Sunday, January 1, 2012

Higher Powers, In And Out Of The Newsroom

David Carr is media columnist for the New York Times and author of a harrowing drug addiction memoir, Night Of The Gun. On Dec. 28 NPR rebroadcast an October Carr interview by "Fresh Air"'s Terry Gross. Re-listening to a Carr interview is almost as good as a repeat of "Dexter." While his voice, injured by smoking, radiation treatments, and possibly exposure to toxins while he covered the aftermath of the Sept. 11 attacks, is a little rough, he speaks about my parents' beloved business in smooth, graceful cadences. Transcript here, podcast here.

Excerpt one, on the omniscient and indispensable elite editorial intelligence behind daily newspapers:
When I wake up in the morning and the gun goes off, I'm checking Twitter. I'm checking RSS feeds, and I get four newspapers at my house every day. I get the Wall Street Journal, the New York Post, the Star Ledger - because I live in New Jersey - and, of course, the New York Times.

And the reason I do is because the day before this, all this stuff has gone whizzing past me, and I seem to know a lot. But I don't really know what part of it is important. And I used to think it was so silly that newspapers would - like, I'd go to our page one meeting, and they'd be organizing the hierarchy of the six or seven most important stories in Western civilization. Meanwhile, the Web is above them, pivoting and eliding, and all these stories are morphing and changing. And I thought: Well, how silly is this?

But you know what? I came to want that resting place, where someone yelled "stop" and decided, "Look, this is stuff you need to know about going forward." Newspapers have become a kind of magazine experience for me, where they're - where it's a way to look back at what has happened.
And on his faith life and the great mystery of altruism:
I am a churchgoing Catholic, and I do that as a matter of - it's good to stand with my family. It's good that I didn't have to come up with my own creation myth for my children.

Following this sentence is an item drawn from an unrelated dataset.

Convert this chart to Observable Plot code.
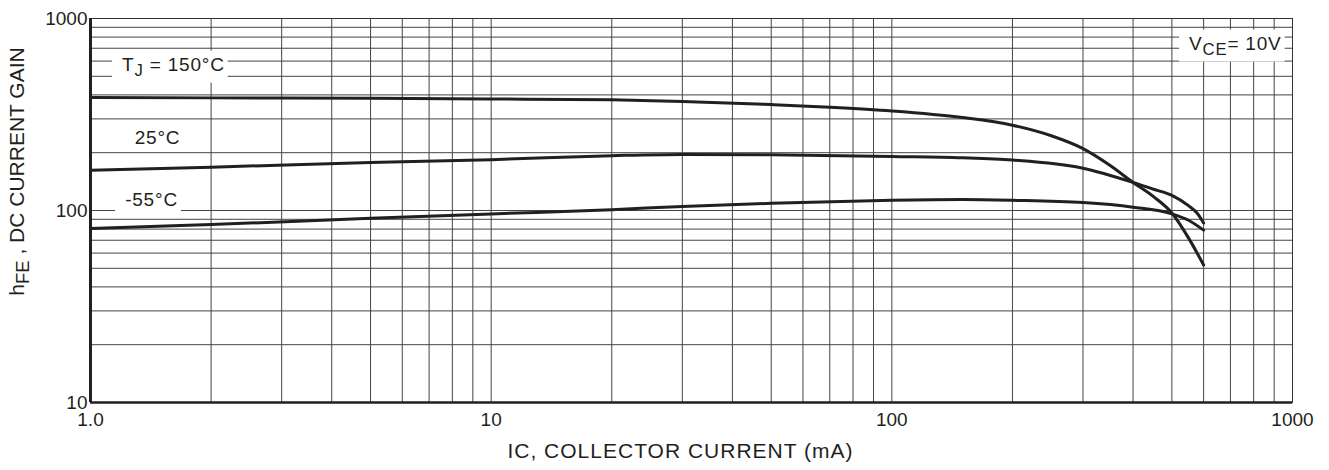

It's a wonderful group of people that I go to church with, and it's community. It's not really where I find God. And sort of what the accommodation I've reached is a very jerry-rigged one, which is: All along the way, in recovery, I've been helped - without getting into the names of specific groups - by all of these strangers, you know, who get in a room and do a form of group-talk therapy and live by certain rules in their life.

And one of the rules is that you help everyone who needs help. And I think to myself: Well, that seems remarkable. And not only is that not a general human impulse, but it's not an impulse of mine. And yet I found myself doing that over and over again.

So, am I underneath all things, just a really wonderful, giving person? Or is there a force greater than myself that is leading me to act in ways that are altruistic and not self-interested and lead to the greater good?

And so that's - that's sort of as far as I've gotten with a higher power thing, is I'm - you know, I'm kind of a pirate, kind of a thug. I mean, I've done a bunch of terrible things, and yet I'm able to, for the most part, be a decent person. How is that? Do I have some inner strength of character? I think not. I think something else is working on me.

You know, I think it's okay to sort of like have a superstitious belief in God and not really have thought it through. I think it's okay to just - I think there's freedom in allowing for the possibility of it. Like, I don't have a presence. I don't have some idea in my mind of a woman or a man figure or anything like that.

But I find the spaces between people, whether I'm making a newspaper with them or in recovery or living with them as family or friends or - I find something really godly in that. I don't have trouble acknowledging that.